Uzayın çeşitli bölgelerini daha yakından incelemek için olanak sağlayan Amerikan teleskopu Hubble, Avrupa teleskopları SOHO ve Ulysses ile beraber uzaya fırlatılmıştır. NASA’nın son zamanlardaki seferlerinde ortaklaşa yürütülmüş projelerde göze çarpanlardan Cassini-Huygens seferi de göze çarpan ortak projelerdendir. 1990’lı yılların ortasında ise, Ariane 5’in ilk seferi birçok uzay severlerini hayal kırıklığına uğratmıştır. Lakin sefer maalesef yapılamamıştır. Buna rağmen, son derece rekabetçi bir ortam olan ticari uzay seferleri sektörü incelendiği zaman, 2006 yılına kadar toplam 25 başarılı fırlatışla önemini korumuştur.
2000’li yıllara gelince, ESA’nın vizyonunun daha çeşitlendirilmesinin yanı sıra, daha iddialı seferlere fiilen başlanmıştır. Bunun en göreceli örneği 2003 yılında fırlatılan Mars Express seferidir. Bundan başka, Mars Express, AB’nin ilk farklı bir gezegene gönderdiği sefer olarak önem taşımaktadır. Sefer, dünya çapında AB’nin uzay politikasına değer takdimin yanı sıra, saygınlığını yükseltmiştir. Mars’tan sonra keşfedilen ve araştırılan başka bir gezegen ise Satürn olmuştur. ESA’nin Huygens programının fırlatışıyla, AB’nin uzak Güneş Sistemine gönderdiği ilk sefer olmuştur. 2007 yılında, Avrupa Uzay Politikasında adeta bir dönüm noktasından bahsetmek mümkündür.

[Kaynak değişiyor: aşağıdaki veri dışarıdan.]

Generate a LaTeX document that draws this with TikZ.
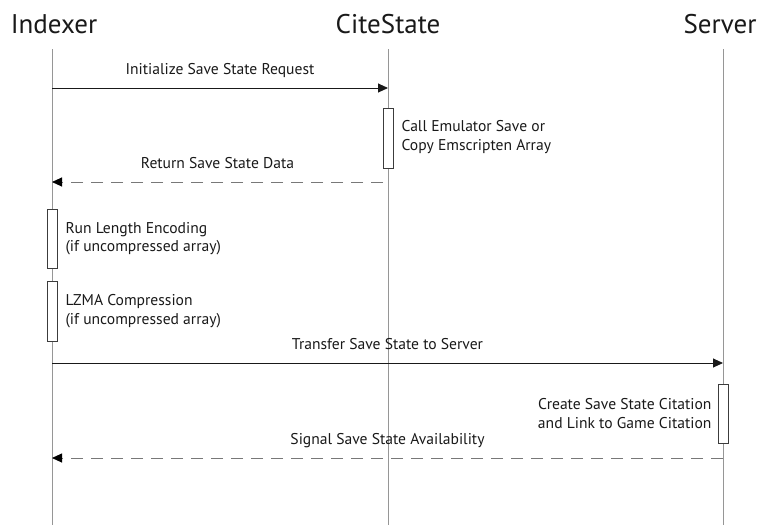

Avrupa Uzay Politikasının resmi metnin ESA ile Avrupa Komisyonu tarafından imzalanmasıyla, ESA ve AB üye ülkeleri arasında Avrupa Uzay Politikası konusunda fiilen görüş birliğine varılmıştır . Buna ilaveten, ilk defa, Avrupa’nın uzay faaliyetlerini konusunda ortak bir çerçeve oluşturulmuştur. 2000’li yılların sonuna gelindiğinde ise, Avrupa Uzay Politikası yeni ivme kazanmıştır. Amerikan uzay mekiği Atlantis tarafından ESA’nın Colombus laboratuarı Uluslararası Uzay İstasyonuna (International Space Station, ISS) yerleştirilmiştir. 2009 yılında, Herschel ve Plank seferinin fırlatılmasıyla, ESA astronotu Frank De Winne bir ISS keşif seferinin ilk Avrupalı komutanı olmuştur.
Bundan başka, 1992 yılında beri ESA ilk defa yeni astronotları seçmiştir: iki İtalyan, bir Fransız, bir Danimarkalı, bir Alman ve bir İngiliz Avrupalı Astronot Heyetine katılıp, orada antrenman görüp ISS’nin gelecek seferlerine katılma şansı kazanmışlardır.
Hukuki olarak incelediğimiz zaman, 2009 yılında Lizbon Antlaşmasının yürürlüğe girmesi ile beraber, üye ülkeler, AB’ye uzay alanında daha geniş yetkiler tanımıştır. Bundan başka, ilk defa, Lizbon Antlaşması’yla, AB uzay alanında özellikli bir yetki kazanmıştır. Ayrıca – ve böylece birçok astronomi severlerin ilgi odağı olmuş olan – 2014 yılında son olarak Philae seferi gerçekleştirilmiştir. Philae, AB’nin geliştirdiği bir uzay aracı olarak, ilk defa bir kuyruklu yıldıza inmiştir . 10 yılı aşkın süre önce fırlatılan Philae, AB bilim camiası ve tüm dünyada geniş yankı uyandırmıştır ve AB’nin bir kez daha uzay alanında yeni mesafe kat ettiğinin göstergesi olmuştur.